CarbonFlex: Enabling Carbon-aware Provisioning and Scheduling for Cloud Clusters
Walid A. Hanafy, Li Wu, David Irwin, Prashant Shenoy
TL;DR
CarbonFlex introduces a carbon-aware resource manager for cloud clusters that jointly optimizes provisioning and scheduling of elastic batch jobs using continuous learning from historical traces. It separates provisioning from scheduling, applies elastic scaling to both tasks, and learns from an offline oracle to guide runtime decisions, achieving up to $57\%$ reductions in carbon emissions and $<2.1\%$ deviation from the oracle across CPU and GPU workloads and multiple locations. The approach is implemented on AWS ParallelCluster and evaluated with real-world traces, showing strong performance gains over state-of-the-art baselines like GAIA, WaitAwhile, and CarbonScaler, while maintaining SLOs.

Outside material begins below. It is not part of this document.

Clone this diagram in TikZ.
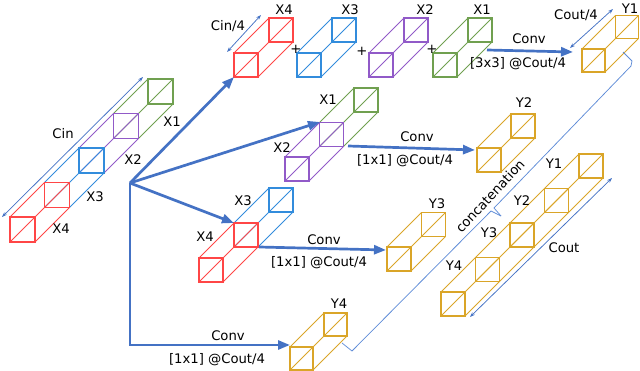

The work demonstrates how historical learning can enable carbon-efficient operations in cloud clusters and offers a practical pathway for integrating carbon-aware provisioning with existing schedulers and provisioning strategies.
Abstract
Accelerating computing demand, largely from AI applications, has led to concerns about its carbon footprint. Fortunately, a significant fraction of computing demand comes from batch jobs that are often delay-tolerant and elastic, which enables schedulers to reduce carbon by suspending/resuming jobs and scaling their resources down/up when carbon is high/low. However, prior work on carbon-aware scheduling generally focuses on optimizing carbon for individual jobs in the cloud, and not provisioning and scheduling resources for many parallel jobs in cloud clusters. To address the problem, we present CarbonFlex, a carbon-aware resource provisioning and scheduling approach for cloud clusters. CarbonFlex leverages continuous learning over historical cluster-level data to drive near-optimal runtime resource provisioning and job scheduling. We implement CarbonFlex by extending AWS ParallelCluster to include our carbon-aware provisioning and scheduling algorithms. Our evaluation on publicly available industry workloads shows that CarbonFlex decreases carbon emissions by $\sim$57\% compared to a carbon-agnostic baseline and performs within 2.1\% of an oracle scheduler with perfect knowledge of future carbon intensity and job length.